Symantec stock upgrade
The stock of cybersecurity company Symantec Corporation (SYMC) rallied over 3% on June 17 at 8:27 AM ET after Mizuho Securities analyst Gregg Moskowitz raised his rating and price target on the stock due to its attractive valuation.
Mizuho has upgraded the stock to a “buy” from “neutral” rating and raised its price target to $23 from its earlier target of $22, according to a CNBC report. The new target reflects a potential upside of 18.8% from the stock’s closing price of $19.36 on June 14.
Mizuho’s view on Symantec
According to Mizuho analyst Gregg Moskowitz, Symantec stock looks attractive despite the intense competitive environment and weakness in its business. Symantec stock has been under pressure since the software company announced the resignation of its CEO, Greg Clark, and forecast weaker-than-expected revenue and profit guidance for the upcoming quarter. For the first quarter, Symantec expects adjusted EPS of $0.30–$0.40 and revenue of $1.18 billion–$1.21 billion.

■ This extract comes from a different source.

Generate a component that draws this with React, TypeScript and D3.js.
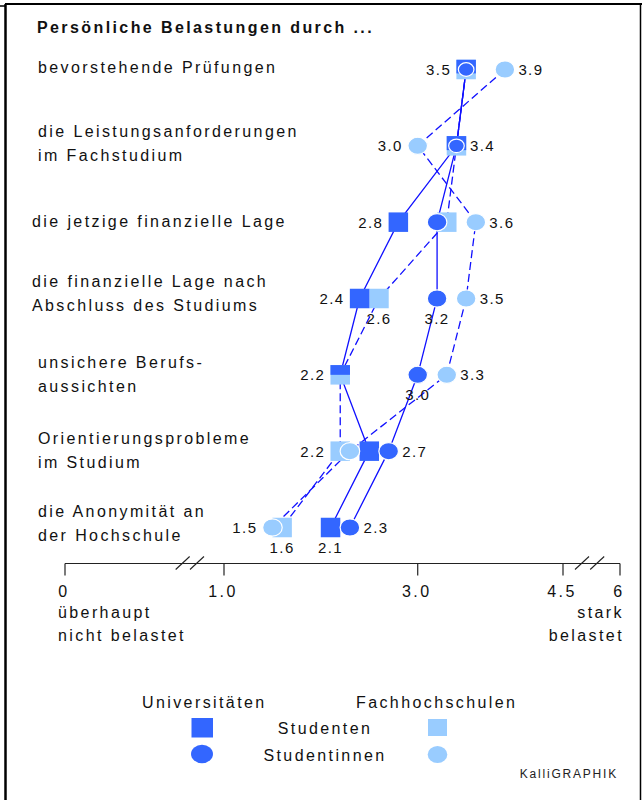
import React from "react";
import * as d3 from "d3";

const title = "Persönliche Belastungen durch ...";
const categories: string[][] = [
  ["bevorstehende Prüfungen"],
  ["die Leistungsanforderungen", "im Fachstudium"],
  ["die jetzige finanzielle Lage"],
  ["die finanzielle Lage nach", "Abschluss des Studiums"],
  ["unsichere Berufs-", "aussichten"],
  ["Orientierungsprobleme", "im Studium"],
  ["die Anonymität an", "der Hochschule"],
];
const uniStudenten = [3.5, 3.4, 2.8, 2.4, 2.2, 2.5, 2.1];
const uniStudentinnen = [3.5, 3.4, 3.2, 3.2, 3.0, 2.7, 2.3];
const fhStudenten = [3.5, 3.4, 3.3, 2.6, 2.2, 2.2, 1.6];
const fhStudentinnen = [3.9, 3.0, 3.6, 3.5, 3.3, 2.3, 1.5];

type SeriesKey = "uniStudenten" | "uniStudentinnen" | "fhStudenten" | "fhStudentinnen";
const valueLabels: { row: number; series: SeriesKey; pos: "left" | "right" | "below" }[] = [
  { row: 0, series: "uniStudenten", pos: "left" },
  { row: 0, series: "fhStudentinnen", pos: "right" },
  { row: 1, series: "fhStudentinnen", pos: "left" },
  { row: 1, series: "uniStudenten", pos: "right" },
  { row: 2, series: "uniStudenten", pos: "left" },
  { row: 2, series: "fhStudentinnen", pos: "right" },
  { row: 3, series: "uniStudenten", pos: "left" },
  { row: 3, series: "fhStudenten", pos: "below" },
  { row: 3, series: "uniStudentinnen", pos: "below" },
  { row: 3, series: "fhStudentinnen", pos: "right" },
  { row: 4, series: "uniStudenten", pos: "left" },
  { row: 4, series: "uniStudentinnen", pos: "below" },
  { row: 4, series: "fhStudentinnen", pos: "right" },
  { row: 5, series: "fhStudenten", pos: "left" },
  { row: 5, series: "uniStudentinnen", pos: "right" },
  { row: 6, series: "fhStudentinnen", pos: "left" },
  { row: 6, series: "fhStudenten", pos: "below" },
  { row: 6, series: "uniStudenten", pos: "below" },
  { row: 6, series: "uniStudentinnen", pos: "right" },
];

const axisTicks = [0, 1.0, 3.0, 4.5, 6];
const axisTickLabels = ["0", "1.0", "3.0", "4.5", "6"];
const axisBreaks = [0.74, 0.83, 5.0, 5.4];
const axisLeftText = ["überhaupt", "nicht belastet"];
const axisRightText = ["stark", "belastet"];

const legendGroups = ["Universitäten", "Fachhochschulen"];
const legendRows = ["Studenten", "Studentinnen"];
const credit = "KalliGRAPHIK";

// layout
const labelIndent = [38, 38, 32, 32, 38, 38, 38];
const labelDy = [3.5, -9, 5, -11.5, -6.5, -7.5, -10.5];
const squareSplit = [0.7, 0.72, 0, 0, 0.5, 0, 0];

const DARK = "#3366ff";
const LIGHT = "#99ccff";
const LINE = "#1010ff";
const FONT = "'Liberation Sans', Arial, Helvetica, sans-serif";
const LS = 2.4;

export default function App() {
  const W = 642, H = 800;
  const series: Record<SeriesKey, number[]> = { uniStudenten, uniStudentinnen, fhStudenten, fhStudentinnen };
  const x = d3.scaleLinear().domain([0, 1, 4.5, 6]).range([65, 224, 563, 620]);
  const y = d3.scalePoint<number>().domain(d3.range(categories.length)).range([69.5, 527.5]);
  const line = d3
    .line<number>()
    .x((d) => x(d))
    .y((_, i) => y(i)!);
  const SQ = 19.5;
  const RX = 9.8, RY = 8.6;
  const axisY = 563.5;

  return (
    <svg
      width={W}
      height={H}
      style={{ position: "absolute", left: 0, top: 0, background: "#fff" }}
      fontFamily={FONT}
    >
      <rect x={0} y={0} width={W} height={H} fill="#fff" />
      {/* frame */}
      <line x1={5.5} y1={4} x2={5.5} y2={H} stroke="#000" strokeWidth={2.5} />
      <line x1={5} y1={4} x2={W} y2={4} stroke="#000" strokeWidth={2} />
      <line x1={0} y1={6} x2={5} y2={6} stroke="#000" strokeWidth={1.5} />
      <line x1={640.5} y1={4} x2={640.5} y2={H} stroke="#000" strokeWidth={1.5} />

      <text x={37} y={33} fontSize={16} fontWeight="bold" style={{ letterSpacing: LS }} fill="#111">
        {title}
      </text>

      {categories.map((lines, i) => (
        <text key={i} x={labelIndent[i]} y={y(i)! + labelDy[i]} fontSize={16} style={{ letterSpacing: LS }} fill="#111">
          {lines.map((l, j) => (
            <tspan key={j} x={labelIndent[i]} dy={j === 0 ? 0 : 24}>
              {l}
            </tspan>
          ))}
        </text>
      ))}

      {/* connecting lines */}
      <path d={line(uniStudenten)!} fill="none" stroke={LINE} strokeWidth={1.3} />
      <path d={line(uniStudentinnen)!} fill="none" stroke={LINE} strokeWidth={1.3} />
      <path d={line(fhStudenten)!} fill="none" stroke={LINE} strokeWidth={1.3} strokeDasharray="8,4" />
      <path d={line(fhStudentinnen)!} fill="none" stroke={LINE} strokeWidth={1.3} strokeDasharray="8,4" />

      {/* squares */}
      {fhStudenten.map((v, i) => (
        <rect key={"fs" + i} x={x(v) - SQ / 2} y={y(i)! - SQ / 2} width={SQ} height={SQ} fill={LIGHT} />
      ))}
      {uniStudenten.map((v, i) => {
        const split = v === fhStudenten[i] ? squareSplit[i] || 1 : 1;
        return <rect key={"us" + i} x={x(v) - SQ / 2} y={y(i)! - SQ / 2} width={SQ} height={SQ * split} fill={DARK} />;
      })}
      {/* circles */}
      {fhStudentinnen.map((v, i) => (
        <ellipse key={"fc" + i} cx={x(v)} cy={y(i)!} rx={RX} ry={RY} fill={LIGHT} stroke="#fff" strokeWidth={1.2} />
      ))}
      {uniStudentinnen.map((v, i) => {
        const inside = v === uniStudenten[i];
        return (
          <ellipse
            key={"uc" + i}
            cx={x(v)}
            cy={y(i)!}
            rx={inside ? 7.8 : RX}
            ry={inside ? 6.8 : RY}
            fill={DARK}
            stroke="#fff"
            strokeWidth={1.2}
          />
        );
      })}

      {/* value labels */}
      {valueLabels.map((l, k) => {
        const v = series[l.series][l.row];
        const cx = x(v), cy = y(l.row)!;
        const tx = l.pos === "left" ? cx - 15 : l.pos === "right" ? cx + 13.5 : cx;
        const ty = l.pos === "below" ? cy + 25.5 : cy + 5.5;
        const anchor = l.pos === "left" ? "end" : l.pos === "right" ? "start" : "middle";
        return (
          <text key={k} x={tx} y={ty} fontSize={15} textAnchor={anchor} style={{ letterSpacing: 1.4 }} fill="#111">
            {d3.format(".1f")(v)}
          </text>
        );
      })}

      {/* axis */}
      <line x1={x(0)} y1={axisY} x2={x(6)} y2={axisY} stroke="#222" strokeWidth={1.2} />
      {axisTicks.map((t, i) => (
        <g key={i}>
          <line x1={x(t)} y1={axisY} x2={x(t)} y2={axisY + 12} stroke="#222" strokeWidth={1.2} />
          <text x={x(t) - 1} y={597} fontSize={16} textAnchor="middle" style={{ letterSpacing: LS }} fill="#111">
            {axisTickLabels[i]}
          </text>
        </g>
      ))}
      {axisBreaks.map((b, i) => (
        <line key={i} x1={x(b) - 7} y1={axisY + 6} x2={x(b) + 7} y2={axisY - 7} stroke="#222" strokeWidth={1.1} />
      ))}
      {axisLeftText.map((t, i) => (
        <text key={i} x={58} y={618 + i * 23} fontSize={16} style={{ letterSpacing: LS }} fill="#111">
          {t}
        </text>
      ))}
      {axisRightText.map((t, i) => (
        <text key={i} x={624} y={618 + i * 23} fontSize={16} textAnchor="end" style={{ letterSpacing: LS }} fill="#111">
          {t}
        </text>
      ))}

      {/* legend */}
      <text x={142} y={708} fontSize={16} style={{ letterSpacing: LS }} fill="#111">{legendGroups[0]}</text>
      <text x={356} y={708} fontSize={16} style={{ letterSpacing: LS }} fill="#111">{legendGroups[1]}</text>
      <text x={325} y={734} fontSize={16} textAnchor="middle" style={{ letterSpacing: LS }} fill="#111">{legendRows[0]}</text>
      <text x={325} y={761} fontSize={16} textAnchor="middle" style={{ letterSpacing: LS }} fill="#111">{legendRows[1]}</text>
      <rect x={191.5} y={718} width={21.5} height={19.5} fill={DARK} />
      <rect x={428} y={719} width={19} height={17} fill={LIGHT} />
      <ellipse cx={202} cy={754} rx={11} ry={9.2} fill={DARK} />
      <ellipse cx={437.5} cy={754.5} rx={9.8} ry={8.6} fill={LIGHT} />

      <text x={618} y={778} fontSize={12} textAnchor="end" style={{ letterSpacing: 1.8 }} fill="#222">
        {credit}
      </text>
    </svg>
  );
}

Moskowitz remains optimistic about the stock, as he believes that the company’s new management team will focus on improving its margins, particularly within the Enterprise Security segment. Currently, the company is expected to incur higher costs in the Enterprise Security segment in the first quarter due to massive investments in infrastructure to support its cloud business.
Moskowitz also expects the company to further trim of its employee numbers in the near term after the company announced an 8% head count reduction in August 2018.